O pesquisador Otenio destaca três formas pelas quais os produtores podem obter ganhos: produção de biogás para geração de energia elétrica, reutilização da água de lavagem do estábulo nos biodigestores e a produção de biofertilizantes provenientes do processo. Essa última contribuição é crucial, pois o Brasil é o quarto maior importador de fertilizantes do mundo, importando cerca de 75% desses insumos, muitas vezes caros e poluentes. O biofertilizante, derivado dos biodigestores, não apenas agrega valor ao negócio como também oferece uma solução sustentável para a gestão dos dejetos bovinos.
A sustentabilidade ambiental também é um fator importante, destacado pelo professor Jorge Lucas Júnior da Universidade Estadual Paulista (Unesp). Ele ressalta que a tecnologia é uma aliada tanto na suinocultura quanto na bovinocultura de leite, contribuindo para a redução dos gases de efeito estufa. O metano produzido pela biodegradação dos dejetos animais é convertido em energia, resultando em emissões menos prejudiciais à atmosfera.
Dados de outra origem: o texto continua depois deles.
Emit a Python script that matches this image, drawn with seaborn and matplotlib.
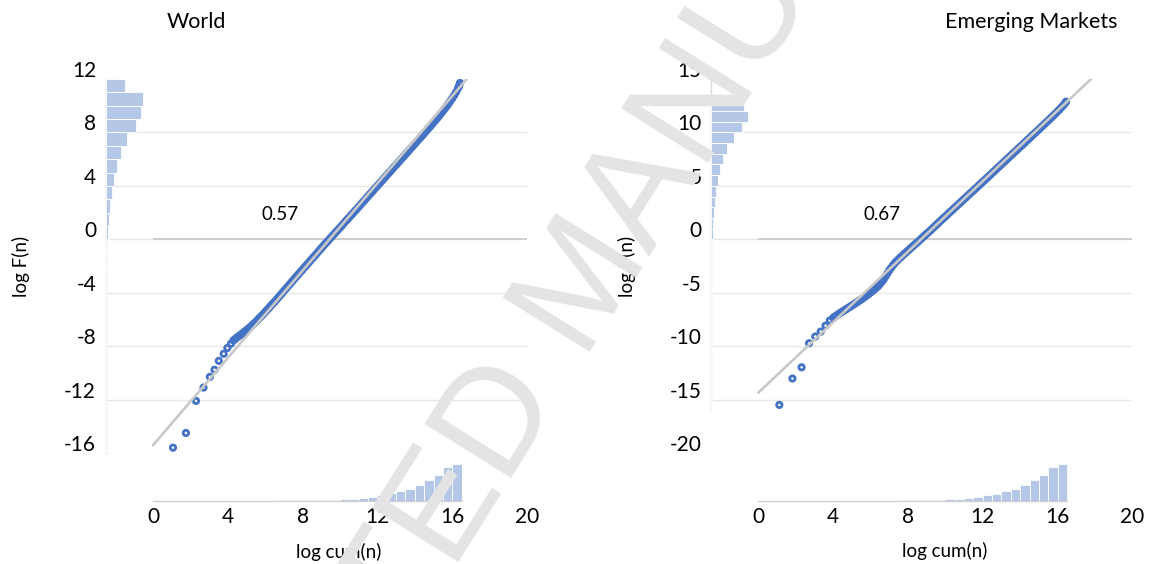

O mercado de biogás no Brasil está em ascensão, impulsionado por tecnologias mais eficientes, agregação de valor aos negócios e o crescente interesse na proteção ambiental. A Empresa de Pesquisa Energética (EPE) estima que até 2030, o biogás pode representar um volume significativo de energia distribuída, comparável à energia solar, com a participação importante do setor agrícola.
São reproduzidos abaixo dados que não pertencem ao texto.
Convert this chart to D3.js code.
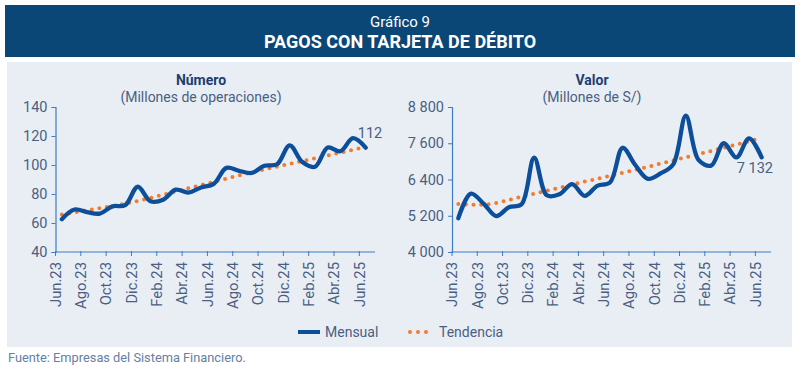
<!DOCTYPE html>
<html>
<head>
<meta charset="utf-8">
<script src="https://cdn.jsdelivr.net/npm/d3@7"></script>
<style>
  body { margin: 0; background: #fff; }
  svg { display: block; font-family: Roboto, "Noto Sans", sans-serif; }
</style>
</head>
<body>
<svg id="chart" width="800" height="372"></svg>
<script>
const months = ['Jun.23','Jul.23','Ago.23','Sep.23','Oct.23','Nov.23','Dic.23',
  'Ene.24','Feb.24','Mar.24','Abr.24','May.24','Jun.24','Jul.24','Ago.24','Sep.24',
  'Oct.24','Nov.24','Dic.24','Ene.25','Feb.25','Mar.25','Abr.25','May.25','Jun.25'];

const numeroMensual = [62.6, 69.3, 67.5, 66.5, 71.5, 72.3, 85, 75, 76, 83, 81, 84.5, 87,
  98, 96, 94.5, 99.5, 100.5, 113.5, 102, 98.8, 112, 109.5, 118.5, 112];
const numeroTendencia = [65.8, 67.3, 68.8, 70.2, 71.7, 73.3, 75.2, 77.3, 79.5, 81.8, 84.0,
  86.2, 88.4, 90.6, 92.8, 94.9, 96.9, 98.9, 100.8, 102.7, 104.6, 106.5, 108.5, 110.5, 112.5];

const valorMensual = [5120, 5930, 5600, 5190, 5480, 5580, 7120, 5880, 5910, 6250, 5860,
  6190, 6300, 7450, 6880, 6420, 6600, 6900, 8510, 7050, 6860, 7600, 7130, 7760, 7132];
const valorTendencia = [5590, 5565, 5560, 5620, 5720, 5830, 5930, 6030, 6130, 6230, 6330,
  6420, 6520, 6620, 6720, 6820, 6925, 7030, 7135, 7240, 7345, 7450, 7555, 7665, 7780];

const numeroTicks = [40, 60, 80, 100, 120, 140];
const valorTicks = [4000, 5200, 6400, 7600, 8800];

const navy = '#0a4676';
const lineBlue = '#0c4e99';
const orange = '#f37b2d';
const axisBlue = '#3d7cc6';
const textCol = '#4a5f82';

const fmt = d3.formatLocale({ decimal: ',', thousands: ' ', grouping: [3] }).format(',d');

const svg = d3.select('#chart');

// header
svg.append('rect').attr('x', 5).attr('y', 5).attr('width', 790).attr('height', 52).attr('fill', navy);
svg.append('text').attr('x', 400).attr('y', 27).attr('text-anchor', 'middle')
  .attr('fill', '#fff').attr('font-size', 15).text('Gráfico 9');
svg.append('text').attr('x', 400).attr('y', 48).attr('text-anchor', 'middle')
  .attr('fill', '#fff').attr('font-size', 18).attr('font-weight', 'bold')
  .text('PAGOS CON TARJETA DE DÉBITO');

// panel
svg.append('rect').attr('x', 7).attr('y', 62).attr('width', 785).attr('height', 285).attr('fill', '#e9eef5');

function drawPanel(opt) {
  const g = svg.append('g');
  const x = d3.scaleBand().domain(months).range([opt.x0, opt.x1]);
  const y = d3.scaleLinear().domain(opt.domain).range([252, 107]);
  const cx = d => x(d) + x.bandwidth() / 2;

  g.append('text').attr('x', opt.cx).attr('y', 85).attr('text-anchor', 'middle')
    .attr('fill', '#1d3f6e').attr('font-size', 14).attr('font-weight', 'bold').text(opt.title);
  g.append('text').attr('x', opt.cx).attr('y', 102).attr('text-anchor', 'middle')
    .attr('fill', textCol).attr('font-size', 14).text(opt.sub);

  // y axis
  const ya = g.append('g').attr('transform', `translate(${opt.x0},0)`)
    .call(d3.axisLeft(y).tickValues(opt.ticks).tickSize(4).tickPadding(4).tickFormat(opt.fmt));
  ya.select('.domain').attr('stroke', axisBlue).attr('stroke-width', 1.2);
  ya.selectAll('.tick line').attr('stroke', axisBlue);
  ya.selectAll('.tick text').attr('fill', textCol).attr('font-size', 14.5).attr('font-family', 'Roboto');

  // x axis
  const xa = g.append('g').attr('transform', 'translate(0,252)');
  xa.append('line').attr('x1', opt.x0).attr('x2', opt.x1 + 3).attr('stroke', axisBlue).attr('stroke-width', 1.2);
  const lab = months.filter((m, i) => i % 2 === 0);
  xa.selectAll('.xt').data(lab).enter().append('line')
    .attr('x1', d => x(d)).attr('x2', d => x(d)).attr('y1', -1).attr('y2', 4)
    .attr('stroke', axisBlue);
  xa.selectAll('.xl').data(lab).enter().append('text')
    .attr('transform', d => `translate(${x(d)},10) rotate(-90)`)
    .attr('text-anchor', 'end').attr('dy', '0.36em')
    .attr('fill', textCol).attr('font-size', 14.8).text(d => d);

  // trend
  const line = () => d3.line().x((d, i) => cx(months[i])).y(d => y(d));
  g.append('path').datum(opt.trend)
    .attr('d', line().curve(d3.curveLinear))
    .attr('fill', 'none').attr('stroke', orange).attr('stroke-width', 4)
    .attr('stroke-linecap', 'round').attr('stroke-dasharray', '0 7.6');

  // monthly
  g.append('path').datum(opt.values)
    .attr('d', line().curve(d3.curveCatmullRom.alpha(0.5)))
    .attr('fill', 'none').attr('stroke', lineBlue).attr('stroke-width', 4.3)
    .attr('stroke-linejoin', 'round').attr('stroke-linecap', 'round');

  // last value label
  const last = opt.values[opt.values.length - 1];
  g.append('text').attr('x', opt.labX).attr('y', opt.labY).attr('text-anchor', opt.labAnchor)
    .attr('fill', textCol).attr('font-size', 14.5).text(opt.fmt(last));
}

drawPanel({
  x0: 55.5, x1: 372, domain: [40, 140], ticks: numeroTicks, fmt: d3.format('d'),
  values: numeroMensual, trend: numeroTendencia, title: 'Número',
  sub: '(Millones de operaciones)', cx: 201, labX: 370, labY: 138, labAnchor: 'middle'
});
drawPanel({
  x0: 452, x1: 768, domain: [4000, 8800], ticks: valorTicks, fmt: fmt,
  values: valorMensual, trend: valorTendencia, title: 'Valor',
  sub: '(Millones de S/)', cx: 592, labX: 773, labY: 173, labAnchor: 'end'
});

// legend
const leg = svg.append('g');
leg.append('line').attr('x1', 298).attr('x2', 320).attr('y1', 332).attr('y2', 332)
  .attr('stroke', lineBlue).attr('stroke-width', 4);
leg.append('text').attr('x', 325).attr('y', 337).attr('fill', textCol).attr('font-size', 14).text('Mensual');
leg.append('line').attr('x1', 410).attr('x2', 434).attr('y1', 332).attr('y2', 332)
  .attr('stroke', orange).attr('stroke-width', 4).attr('stroke-linecap', 'round')
  .attr('stroke-dasharray', '0 8');
leg.append('text').attr('x', 439).attr('y', 337).attr('fill', textCol).attr('font-size', 14).text('Tendencia');

// source
svg.append('text').attr('x', 8).attr('y', 362).attr('fill', '#6580a6').attr('font-size', 12.8)
  .text('Fuente: Empresas del Sistema Financiero.');
</script>
</body>
</html>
A Embrapa, desde 2011, vem conduzindo pesquisas para otimizar o uso de biodigestores na pecuária de leite. A instituição instalou 12 biodigestores em escala laboratorial para avaliar a capacidade de geração de energia dos dejetos bovinos misturados a outros resíduos. Essa abordagem multidisciplinar envolveu uma equipe de pesquisadores e profissionais de diferentes áreas, explorando a codigestão para aumentar a eficiência do processo.
Experiências bem-sucedidas já estão em operação, como na Fazenda Bom Retiro, em Minas Gerais, onde mil vacas em ordenha e mil suínos alimentam três biodigestores, gerando receitas mensais substanciais em energia elétrica. Este caso exemplifica a transformação dos dejetos em recursos valiosos e a geração distribuída, impulsionando não apenas a autossuficiência da propriedade, mas também a possibilidade de comercializar o excedente.
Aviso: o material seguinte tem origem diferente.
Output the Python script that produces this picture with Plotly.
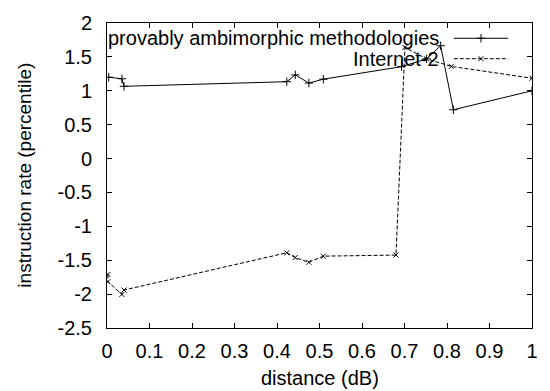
import plotly.graph_objects as go

# ---- data ----
s1_name = "provably ambimorphic methodologies"
s1_x = [0.004, 0.035, 0.040, 0.423, 0.443, 0.475, 0.509, 0.693, 0.752, 0.785, 0.815, 1.0]
s1_y = [1.20, 1.177, 1.066, 1.134, 1.234, 1.114, 1.171, 1.356, 1.47, 1.665, 0.72, 1.0]

s2_name = "Internet-2"
s2_x = [0.002, 0.002, 0.035, 0.040, 0.423, 0.443, 0.475, 0.509, 0.680, 0.701, 0.752, 0.810, 1.0]
s2_y = [-1.711, -1.817, -2.004, -1.94, -1.39, -1.46, -1.53, -1.44, -1.424, 1.64, 1.47, 1.36, 1.185]

x_ticks = [0, 0.1, 0.2, 0.3, 0.4, 0.5, 0.6, 0.7, 0.8, 0.9, 1]
x_tick_labels = ["0", "0.1", "0.2", "0.3", "0.4", "0.5", "0.6", "0.7", "0.8", "0.9", "1"]
y_ticks = [-2.5, -2, -1.5, -1, -0.5, 0, 0.5, 1, 1.5, 2]
y_tick_labels = ["-2.5", "-2", "-1.5", "-1", "-0.5", "0", "0.5", "1", "1.5", "2"]

x_title = "distance (dB)"
y_title = "instruction rate (percentile)"

FONT = "Liberation Sans, Arial, sans-serif"
FS = 20

fig = go.Figure()

fig.add_trace(go.Scatter(
    x=s1_x, y=s1_y, mode="lines+markers", showlegend=False,
    line=dict(color="black", width=1),
    marker=dict(symbol="cross-thin", size=6, line=dict(color="black", width=1)),
))
fig.add_trace(go.Scatter(
    x=s2_x, y=s2_y, mode="lines+markers", showlegend=False,
    line=dict(color="black", width=1, dash="4px,2px"),
    marker=dict(symbol="x-thin", size=5, line=dict(color="black", width=1)),
))

# gnuplot-style key (text right-aligned, sample to the right of text)
key_rows = [(s1_name, "solid", "cross-thin", 6, 0.950),
            (s2_name, "4px,2px", "x-thin", 5, 0.883)]
for name, dash, sym, msz, ky in key_rows:
    fig.add_trace(go.Scatter(
        x=[0.816, 0.944], y=[ky, ky], xaxis="x2", yaxis="y2", mode="lines",
        showlegend=False, hoverinfo="skip",
        line=dict(color="black", width=1, dash=dash)))
    fig.add_trace(go.Scatter(
        x=[0.880], y=[ky], xaxis="x2", yaxis="y2", mode="markers",
        showlegend=False, hoverinfo="skip",
        marker=dict(symbol=sym, size=msz, line=dict(color="black", width=1))))
    fig.add_annotation(text=name, xref="paper", yref="paper", x=0.786, y=ky,
                       xanchor="right", yanchor="middle", showarrow=False,
                       font=dict(family=FONT, size=FS, color="black"))

fig.add_annotation(text=x_title, xref="paper", yref="paper", x=0.5, y=-0.165,
                   xanchor="center", yanchor="middle", showarrow=False,
                   font=dict(family=FONT, size=FS, color="black"))
fig.add_annotation(text=y_title, xref="paper", yref="paper", x=-0.195, y=0.5,
                   xanchor="center", yanchor="middle", showarrow=False, textangle=-90,
                   font=dict(family=FONT, size=19, color="black"))

axis_common = dict(showline=True, linecolor="black", linewidth=1, mirror="ticks",
                   ticks="inside", ticklen=5, tickcolor="black", tickwidth=1,
                   showgrid=False, zeroline=False,
                   tickfont=dict(family=FONT, size=FS, color="black"))

fig.update_layout(
    width=550, height=391,
    margin=dict(l=107, r=13, t=15, b=63),
    paper_bgcolor="white", plot_bgcolor="white",
    xaxis=dict(range=[0, 1], tickvals=x_ticks, ticktext=x_tick_labels,
               ticklabelstandoff=5, **axis_common),
    yaxis=dict(range=[-2.5, 2], tickvals=y_ticks, ticktext=y_tick_labels,
               ticklabelstandoff=10, **axis_common),
    xaxis2=dict(overlaying="x", range=[0, 1], visible=False, anchor="y2"),
    yaxis2=dict(overlaying="y", range=[0, 1], visible=False, anchor="x2"),
)

fig.write_html("out.html")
A história dos biodigestores no Brasil inclui um período de tentativas nos anos 1970 e 1980, impulsionadas pelo Governo Federal como resposta à crise do petróleo. No entanto, obstáculos como a falta de linhas de crédito, adaptação de equipamentos e corrosão causada pelo gás sulfídrico levaram ao declínio desses projetos. Atualmente, esses problemas foram superados, com modelos mais eficientes, tecnologia própria para motores movidos a biogás e linhas de crédito disponíveis, como o Programa ABC do BNDES.
Um exemplo de biodigestor, o modelo canadense, custa cerca de R$ 300 mil reais para um sistema de aproximadamente 200 vacas. Esse sistema compreende tanques de equalização, principal (biodigestor), e de saída ou estabilização, além de componentes como caixa de areia, peneira separadora de sólidos e motogerador. O funcionamento desse biodigestor envolve a transformação da biomassa em metano e outros gases, que alimentam um motogerador convertendo a energia gerada para a rede interna ou para a geração distribuída.
Os biodigestores representam uma oportunidade significativa para os produtores rurais brasileiros alcançarem economias substanciais, gerando energia elétrica, reaproveitando água e produzindo biofertilizantes a partir dos dejetos animais. O aumento da eficiência, a valorização do negócio, a sustentabilidade ambiental e o apoio financeiro disponível posicionam essa tecnologia como uma alternativa promissora para o setor agropecuário, contribuindo para a construção de uma agricultura mais sustentável e economicamente viável.